Que no os engañen, no es posible ir al cielo sin repudiar la vida pecaminosa. En una vida de pecado, más si es pecado mortal, no hay elementos constructivos ni positivos, sino un camino que lleva directamente a la condenación eterna, al infierno. Y debo repetirlo, la Ley no es un ideal, es posible cambiar de vida y vivirla conforme a la Ley de Dios. Es posible ir al cielo.
Que no os engañen, no existe una teología de la praxis según la cual no importan las reglas objetivas sino los casos concretos y, así, hacer una nueva ley de excepciones discernidas por la conciencia individual. Un nuevo camino lo llaman ahora. Nos pueden decir que la conciencia personal con el discernimiento personal y el acompañamiento de un pastor se puede determinar qué está bien y qué está mal. Es decir, el bien y el mal pudieran ser absolutos pero sólo en lo abstracto, siendo relativos en la práctica cotidiana. Esto no es cierto.
Que no os engañen, no existe la moral de situación. La Iglesia siempre ha enseñado y sigue enseñando que -según la moral católica- las circunstancias que constituyen el contexto en el que desarrolla la acción, no pueden modificar la cualidad moral de los actos haciendo buena y justa una acción intrínsecamente mala.
Dios no nos vino a complicar la vida con las Tablas de Ley a las que Jesucristo vino a dar cumplimiento. Que no os engañen, insisto en que es posible vivir conforme a la Ley de Dios y de la Iglesia y para ello Dios nos ofrece la Gracia.
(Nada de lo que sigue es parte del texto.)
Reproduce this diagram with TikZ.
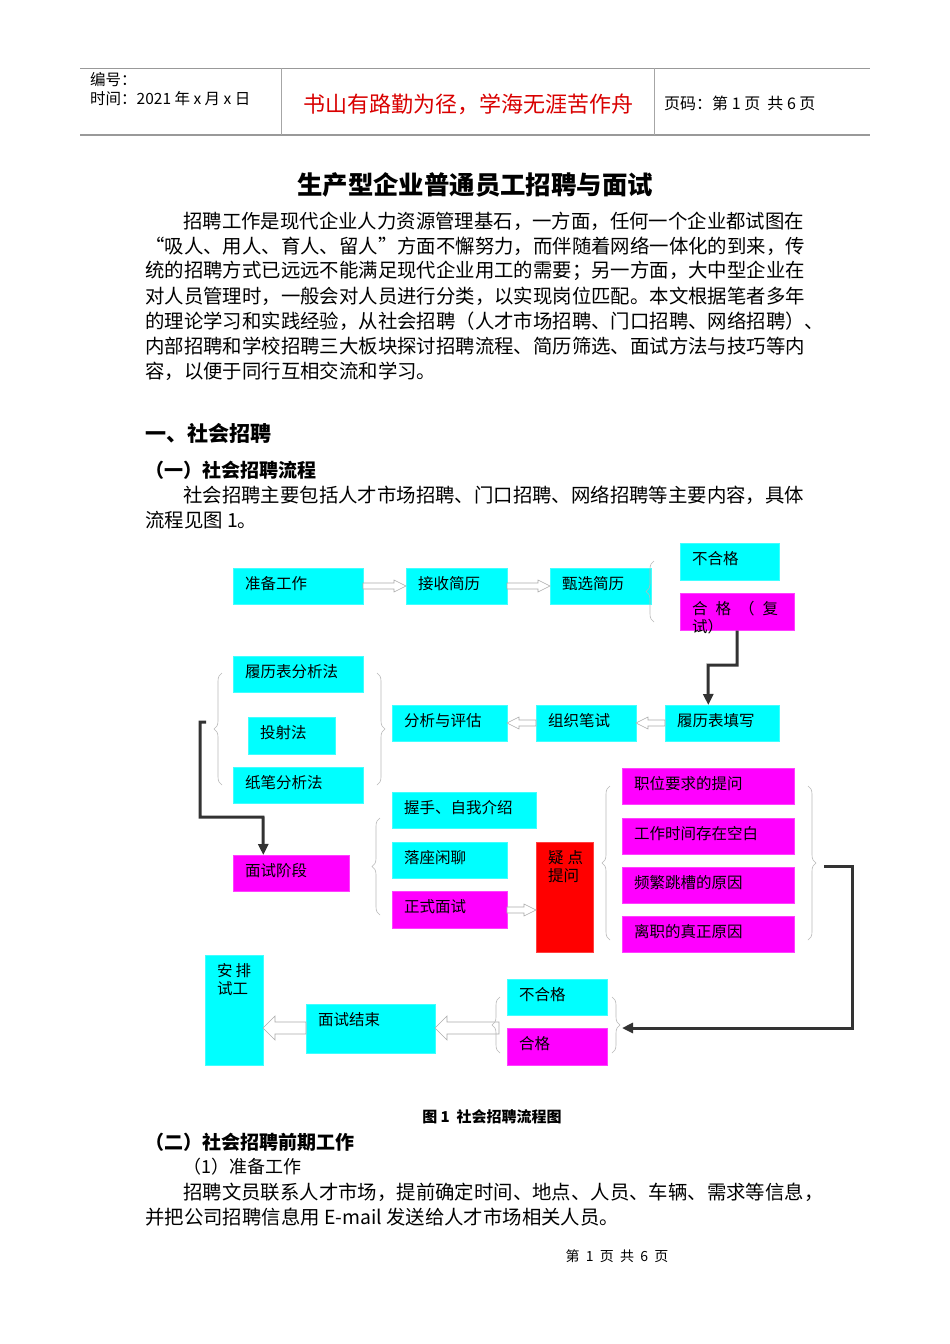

La Gracia es un don gratuito que Dios da al hombre y le ponen en relación con su destino eterno. Es el principio formal de la vida sobrenatural. Se pierde por el pecado mortal y se debilita por el pecado venial. En la vida de pecado no hay vida de Gracia. Esto es uno de los puntos más principales de la fe Católica. En Gracia, el alma rebosa de vitalidad en Dios. En el Pecado, el alma se separa de Dios dramáticamente, poniéndola en el camino de la perdición eterna.
Pero hay quienes seguirán insistiendo en que no es para tanto porque Dios es misericordioso e, incluso, su propio Hijo se hizo pecado y se vació de divinidad en la Cruz. Pues cuánto más nosotros, ¿para qué preocuparnos? Miremos lo que de positivo hay en nuestras «situaciones irregulares». Esto es mentira.
Que no os engañen. San Agustín, en su Sermón Güelferbitano, nos enseña que aquel que no tiene pecado nos amó hasta tal punto que compartió nuestra condición, pero no la corrupción del pecado. Y Santo Tomás, en su comentario a segunda Corintios, añade que «se hizo sacrificio por el pecado» pero no pecado. Jesucristo se hizo carne mortal y pasible pero no pecaminosa ni, mucho menos, pecado; para morir por todos los pecados de la humanidad, para pagar por lo que nunca tomó, sin abandonar las dos naturalezas íntegras y perfectas.
Así, Jesucristo nos dice «yo soy el camino, la verdad y la vida» y «nadie va al Padre sino es por mi». Es decir, nuestra vida debe ser una permanente Imitatione Christi, como nos enseña Tomás de Kempis. Es algo posible y real porque es en el cristianismo y en la Iglesia donde conocemos al Padre por el Hijo:
«Si me hubierais conocido, también hubierais conocido a mi Padre; desde ahora le conocéis y le habéis visto» (Jn 14, 7).
No es, por lo tanto, la vida cristiana algo abstracto, con leyes abstractas que sólo pueden ser vistas como un ideal, estando forzados a vivir sólo un pálido reflejo del ideal adaptado según nuestras circunstancias.
Que no os engañen. Quienes enseñen todo eso os estarán enseñando «otros evangelio». Lo pueden llamar «evangelio de la familia» o «evangelio de la misericordia». Lo pueden llamar de cualquier manera, pero tened presente que los evangelios que tenemos dados por los apóstoles son cuatro –llamados canónicos- todo lo demás serán «otro evangelio».